Reproduce exactly, and nothing else, the lines from the one that contains "Clone this chart in Chart.js." through the one that contains "0.0000978, 0, 0];". Leave the pictures out.

Records from a collection
§

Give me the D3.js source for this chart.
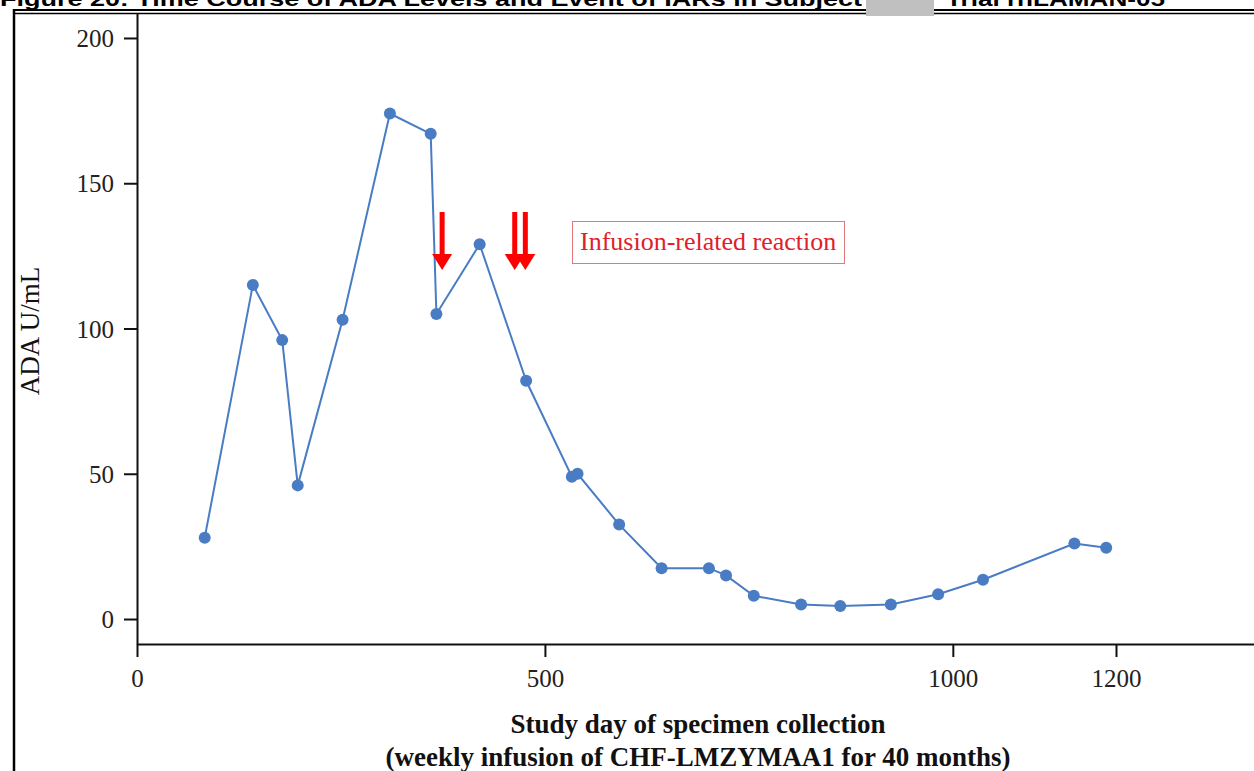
<!DOCTYPE html>
<html>
<head>
<meta charset="utf-8">
<script src="https://cdn.jsdelivr.net/npm/d3@7"></script>
<style>
  body { margin: 0; background: #fff; }
  svg { display: block; }
</style>
</head>
<body>
<div id="chart-area"></div>
<script>
// ADA levels per study day
const studyDay = [83, 142, 178, 197, 252, 310, 360, 367, 420, 477, 533, 540, 591, 643,
                  701, 722, 756, 814, 862, 924, 982, 1037, 1149, 1188];
const adaLevel = [28, 115, 96, 46, 103, 174, 167, 105, 129, 82, 49, 50, 32.5, 17.5,
                  17.5, 15, 8, 5, 4.5, 5, 8.5, 13.5, 26, 24.5];
// days with infusion-related reactions
const iarDays = [374, 463, 476];
const xTicks = [0, 500, 1000, 1200];
const yTicks = [0, 50, 100, 150, 200];

const W = 1254, H = 771;
const plotLeft = 137, plotBottom = 644, plotTop = 13;
const serif = "Liberation Serif, Times New Roman, serif";

var svg = d3.select("#chart-area")
    .append("svg")
        .attr("width", W)
        .attr("height", H);

// title (cut off at top of the page, as in the source)
svg.append("text")
    .attr("x", 0)
    .attr("y", 6)
    .attr("font-family", "Liberation Sans, Arial, sans-serif")
    .attr("font-weight", "bold")
    .attr("font-size", "20px")
    .attr("textLength", 862)
    .attr("lengthAdjust", "spacingAndGlyphs")
    .text("Figure 20: Time Course of ADA Levels and Event of IARs in Subject");
svg.append("text")
    .attr("x", 946)
    .attr("y", 6)
    .attr("font-family", "Liberation Sans, Arial, sans-serif")
    .attr("font-weight", "bold")
    .attr("font-size", "20px")
    .attr("textLength", 219)
    .attr("lengthAdjust", "spacingAndGlyphs")
    .text("Trial rhLAMAN-05");

// frame lines
svg.append("line").attr("x1", 13).attr("x2", W).attr("y1", 10).attr("y2", 10)
    .attr("stroke", "#000").attr("stroke-width", 2);
svg.append("line").attr("x1", 13).attr("x2", W).attr("y1", 13.5).attr("y2", 13.5)
    .attr("stroke", "#000").attr("stroke-width", 1.5);
svg.append("line").attr("x1", 14).attr("x2", 14).attr("y1", 9).attr("y2", H)
    .attr("stroke", "#000").attr("stroke-width", 2.5);
svg.append("rect").attr("x", 866).attr("y", 0).attr("width", 68).attr("height", 16)
    .attr("fill", "#c0c0c0");

// scales
var x = d3.scaleLinear()
    .domain([0, 1200])
    .range([plotLeft, 1116]);
var xAxisScale = x.copy().domain([0, 1375]).range([plotLeft, x(1375)]);

var y = d3.scaleLinear()
    .domain([-8.6, 208.6])
    .range([plotBottom, plotTop]);

// axes
var yAxis = svg.append("g")
    .attr("transform", "translate(" + plotLeft + ",0)")
    .call(d3.axisLeft(y).tickValues(yTicks).tickSize(13).tickSizeOuter(0).tickPadding(10)
        .tickFormat(d3.format("d")));
var xAxis = svg.append("g")
    .attr("transform", "translate(0," + plotBottom + ")")
    .call(d3.axisBottom(xAxisScale).tickValues(xTicks).tickSize(13).tickSizeOuter(0).tickPadding(12)
        .tickFormat(d3.format("d")));

for (let ax of [xAxis, yAxis]) {
    ax.select(".domain").attr("stroke", "#111").attr("stroke-width", 2);
    ax.selectAll(".tick line").attr("stroke", "#111").attr("stroke-width", 2);
    ax.selectAll(".tick text")
        .attr("font-family", serif)
        .attr("font-size", "25px")
        .attr("fill", "#222");
}
yAxis.selectAll(".tick text").attr("dy", "0.34em");

// axis labels
svg.append("text")
    .attr("transform", "rotate(-90)")
    .attr("x", -331)
    .attr("y", 39)
    .attr("text-anchor", "middle")
    .attr("font-family", serif)
    .attr("font-size", "27px")
    .attr("fill", "#111")
    .text("ADA U/mL");
svg.append("text")
    .attr("x", 698)
    .attr("y", 733)
    .attr("text-anchor", "middle")
    .attr("font-family", serif)
    .attr("font-weight", "bold")
    .attr("font-size", "27px")
    .attr("fill", "#111")
    .text("Study day of specimen collection");
svg.append("text")
    .attr("x", 698)
    .attr("y", 766)
    .attr("text-anchor", "middle")
    .attr("font-family", serif)
    .attr("font-weight", "bold")
    .attr("font-size", "27px")
    .attr("fill", "#111")
    .text("(weekly infusion of CHF-LMZYMAA1 for 40 months)");

// series
let points = studyDay.map((d, i) => ({ day: d, ada: adaLevel[i] }));
var line = d3.line()
    .x(d => x(d.day))
    .y(d => y(d.ada));
svg.append("path")
    .datum(points)
    .attr("d", line)
    .attr("fill", "none")
    .attr("stroke", "#4a7cc4")
    .attr("stroke-width", 2);
svg.selectAll("circle.pt")
    .data(points)
    .enter()
    .append("circle")
        .attr("class", "pt")
        .attr("cx", d => x(d.day))
        .attr("cy", d => y(d.ada))
        .attr("r", 6)
        .attr("fill", "#4a7cc4");

// IAR arrows
let arrowTop = 212, arrowBase = 254, arrowTip = 270;
for (let day of iarDays) {
    let ax = x(day);
    svg.append("rect")
        .attr("x", ax - 2.5)
        .attr("y", arrowTop)
        .attr("width", 5)
        .attr("height", arrowBase - arrowTop + 1)
        .attr("fill", "#ff0000");
    svg.append("path")
        .attr("d", `M${ax - 10},${arrowBase} L${ax + 10},${arrowBase} L${ax},${arrowTip} Z`)
        .attr("fill", "#ff0000");
}

// legend
svg.append("rect")
    .attr("x", 572.5)
    .attr("y", 221.5)
    .attr("width", 272)
    .attr("height", 42)
    .attr("fill", "none")
    .attr("stroke", "#e07a7a")
    .attr("stroke-width", 1);
svg.append("text")
    .attr("x", 580)
    .attr("y", 250)
    .attr("font-family", serif)
    .attr("font-size", "26px")
    .attr("fill", "#e0202a")
    .text("Infusion-related reaction");
</script>
</body>
</html>
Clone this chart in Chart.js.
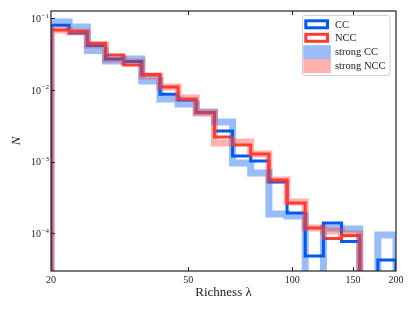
<!DOCTYPE html>
<html>
<head>
<meta charset="utf-8">
<script src="https://cdn.jsdelivr.net/npm/chart.js@4.4.1/dist/chart.umd.min.js"></script>
<style>
  html, body { margin: 0; padding: 0; background: #fff; }
  canvas { display: block; }
</style>
</head>
<body>
<canvas id="richChart" width="415" height="312"></canvas>
<script>
// log-spaced bins, 20 -> 200
const binEdges = [20, 22.58, 25.49, 28.77, 32.48, 36.66, 41.38, 46.71, 52.73, 59.53,
                  67.2, 75.85, 85.63, 96.66, 109.1, 123.2, 139.0, 157.0, 177.2, 200];

const ccValues = [0.0799, 0.0624, 0.0417, 0.0270, 0.0250, 0.0162, 0.0087, 0.00725, 0.00485, 0.00268,
                  0.00120, 0.00102, 0.00052, 0.000192, 0.0000482, 0.000139, 0.0000769, 0, 0.0000424];
const nccValues = [0.0687, 0.0654, 0.0448, 0.0308, 0.0223, 0.01644, 0.0110, 0.00748, 0.00485, 0.00221,
                   0.00171, 0.00128, 0.000554, 0.000265, 0.000119, 0.0000845, 0.000093, 0, 0];
const strongCcValues = [0.0888, 0.0756, 0.0355, 0.0254, 0.0270, 0.01334, 0.00748, 0.00637, 0.00493, 0.00357,
                        0.000957, 0.000694, 0.000186, 0.000174, 0, 0.000119, 0.000115, 0, 0.0000947];
const strongNccValues = [0.0687, 0.0644, 0.0424, 0.0270, 0.0246, 0.01566, 0.0110, 0.00773, 0.00477, 0.00182,
                         0.00188, 0.00128, 0.000554, 0.000273, 0.000119, 0.000108, 0.0000978, 0, 0];

const seriesNames = ['CC', 'NCC', 'strong CC', 'strong NCC'];
const xTicks = [20, 50, 100, 150, 200];
const yTicks = [1e-4, 1e-3, 1e-2, 1e-1];
const yTickExponents = ['−4', '−3', '−2', '−1'];

const BLUE = 'rgb(0,90,235)';
const RED = 'rgb(255,60,50)';
const BLUE_A = 'rgba(0,90,235,0.4)';
const RED_A = 'rgba(255,60,50,0.4)';
const SERIF = '"Liberation Serif", "DejaVu Serif", serif';

// step outline like histtype='step'; empty bins drop off the bottom
function stepPoints(values) {
    const floor = 1e-8;
    const pts = [{x: binEdges[0], y: floor}];
    values.forEach((v, i) => pts.push({x: binEdges[i], y: v > 0 ? v : floor}));
    pts.push({x: binEdges[binEdges.length - 1], y: floor});
    return pts;
}

function stepSet(label, values, color, width, order) {
    return {
        label, data: stepPoints(values),
        borderColor: color, borderWidth: width,
        stepped: true, fill: false, pointRadius: 0,
        borderJoinStyle: 'miter', borderCapStyle: 'butt',
        clip: 0, order
    };
}

const framePlugin = {
    id: 'frame',
    afterDatasetsDraw(chart) {
        const {ctx, chartArea: a, scales} = chart;
        ctx.save();
        ctx.strokeStyle = '#222';
        ctx.lineWidth = 1.2;
        ctx.strokeRect(a.left, a.top, a.right - a.left, a.bottom - a.top);
        ctx.lineWidth = 1;
        ctx.beginPath();
        xTicks.slice(1, -1).forEach(v => {
            const px = Math.round(scales.x.getPixelForValue(v)) + 0.5;
            ctx.moveTo(px, a.bottom); ctx.lineTo(px, a.bottom - 4);
            ctx.moveTo(px, a.top); ctx.lineTo(px, a.top + 4);
        });
        yTicks.forEach(v => {
            const py = Math.round(scales.y.getPixelForValue(v)) + 0.5;
            ctx.moveTo(a.left, py); ctx.lineTo(a.left + 4, py);
        });
        ctx.stroke();

        // y tick labels as 10 with a raised exponent
        ctx.fillStyle = '#222';
        ctx.textBaseline = 'middle';
        ctx.textAlign = 'left';
        yTicks.forEach((v, i) => {
            const py = scales.y.getPixelForValue(v);
            const exp = yTickExponents[i];
            ctx.font = '7px ' + SERIF;
            const ew = ctx.measureText(exp).width;
            ctx.font = '10px ' + SERIF;
            const bw = ctx.measureText('10').width;
            const right = a.left - 2;
            ctx.fillText('10', right - ew - bw - 0.5, py + 1);
            ctx.font = '7px ' + SERIF;
            ctx.fillText(exp, right - ew, py - 2.5);
        });
        ctx.restore();
    }
};

const legendPlugin = {
    id: 'boxLegend',
    afterDraw(chart) {
        const ctx = chart.ctx;
        const bx = 302.5, by = 15.5, bw = 87.5, bh = 60;
        ctx.save();
        ctx.fillStyle = 'rgba(255,255,255,0.9)';
        ctx.strokeStyle = '#d0d0d0';
        ctx.lineWidth = 1;
        ctx.beginPath();
        ctx.roundRect(bx, by, bw, bh, 2);
        ctx.fill();
        ctx.stroke();

        const rows = [24.3, 37.8, 52.2, 66.0];
        // outlined patches
        ctx.lineWidth = 3;
        ctx.strokeStyle = BLUE;
        ctx.strokeRect(305.8, rows[0] - 3.5, 21.7, 7);
        ctx.strokeStyle = RED;
        ctx.strokeRect(305.8, rows[1] - 3.5, 21.7, 7);
        // thick translucent patches
        ctx.fillStyle = BLUE_A;
        ctx.fillRect(303.3, rows[2] - 7, 27.5, 14);
        ctx.fillStyle = RED_A;
        ctx.fillRect(303.3, rows[3] - 7, 27.5, 14);

        ctx.fillStyle = '#222';
        ctx.font = '10.5px ' + SERIF;
        ctx.textBaseline = 'middle';
        seriesNames.forEach((n, i) => ctx.fillText(n, 335, rows[i] + 0.5));
        ctx.restore();
    }
};

new Chart(document.getElementById('richChart'), {
    type: 'line',
    data: {
        datasets: [
            stepSet(seriesNames[0], ccValues, BLUE, 3, 4),
            stepSet(seriesNames[1], nccValues, RED, 3, 3),
            stepSet(seriesNames[2], strongCcValues, BLUE_A, 7, 2),
            stepSet(seriesNames[3], strongNccValues, RED_A, 7, 1)
        ]
    },
    options: {
        responsive: false,
        animation: false,
        layout: { padding: { top: 11, right: 19, left: 0, bottom: 0 } },
        plugins: { legend: { display: false }, tooltip: { enabled: false } },
        scales: {
            x: {
                type: 'logarithmic', min: 20, max: 200,
                grid: { display: false, drawTicks: false },
                border: { display: false },
                afterBuildTicks: s => { s.ticks = xTicks.map(v => ({value: v})); },
                afterFit: s => { s.height = 41; },
                ticks: {
                    autoSkip: false, maxRotation: 0, padding: 3, color: '#222',
                    font: { family: SERIF, size: 10 },
                    callback: v => String(v)
                },
                title: {
                    display: true, text: 'Richness λ', color: '#222',
                    font: { family: SERIF, size: 13 },
                    padding: { top: 0, bottom: 12 }
                }
            },
            y: {
                type: 'logarithmic', min: 2.98e-5, max: 0.1265,
                grid: { display: false, drawTicks: false },
                border: { display: false },
                afterBuildTicks: s => { s.ticks = yTicks.map(v => ({value: v})); },
                afterFit: s => { s.width = 51; },
                ticks: { display: false },
                title: {
                    display: true, text: 'N', color: '#222',
                    font: { family: SERIF, size: 13, style: 'italic' },
                    padding: { top: 9, bottom: 0 }
                }
            }
        }
    },
    plugins: [framePlugin, legendPlugin]
});
</script>
</body>
</html>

§

## Solution for this exercise
Clone this chart in Chart.js.
<!DOCTYPE html>
<html>
<head>
<meta charset="utf-8">
<script src="https://cdn.jsdelivr.net/npm/chart.js@4.4.1/dist/chart.umd.min.js"></script>
<style>
  html, body { margin: 0; padding: 0; background: #fff; }
  canvas { display: block; }
</style>
</head>
<body>
<canvas id="richChart" width="415" height="312"></canvas>
<script>
// log-spaced bins, 20 -> 200
const binEdges = [20, 22.58, 25.49, 28.77, 32.48, 36.66, 41.38, 46.71, 52.73, 59.53,
                  67.2, 75.85, 85.63, 96.66, 109.1, 123.2, 139.0, 157.0, 177.2, 200];

const ccValues = [0.0799, 0.0624, 0.0417, 0.0270, 0.0250, 0.0162, 0.0087, 0.00725, 0.00485, 0.00268,
                  0.00120, 0.00102, 0.00052, 0.000192, 0.0000482, 0.000139, 0.0000769, 0, 0.0000424];
const nccValues = [0.0687, 0.0654, 0.0448, 0.0308, 0.0223, 0.01644, 0.0110, 0.00748, 0.00485, 0.00221,
                   0.00171, 0.00128, 0.000554, 0.000265, 0.000119, 0.0000845, 0.000093, 0, 0];
const strongCcValues = [0.0888, 0.0756, 0.0355, 0.0254, 0.0270, 0.01334, 0.00748, 0.00637, 0.00493, 0.00357,
                        0.000957, 0.000694, 0.000186, 0.000174, 0, 0.000119, 0.000115, 0, 0.0000947];
const strongNccValues = [0.0687, 0.0644, 0.0424, 0.0270, 0.0246, 0.01566, 0.0110, 0.00773, 0.00477, 0.00182,
                         0.00188, 0.00128, 0.000554, 0.000273, 0.000119, 0.000108, 0.0000978, 0, 0];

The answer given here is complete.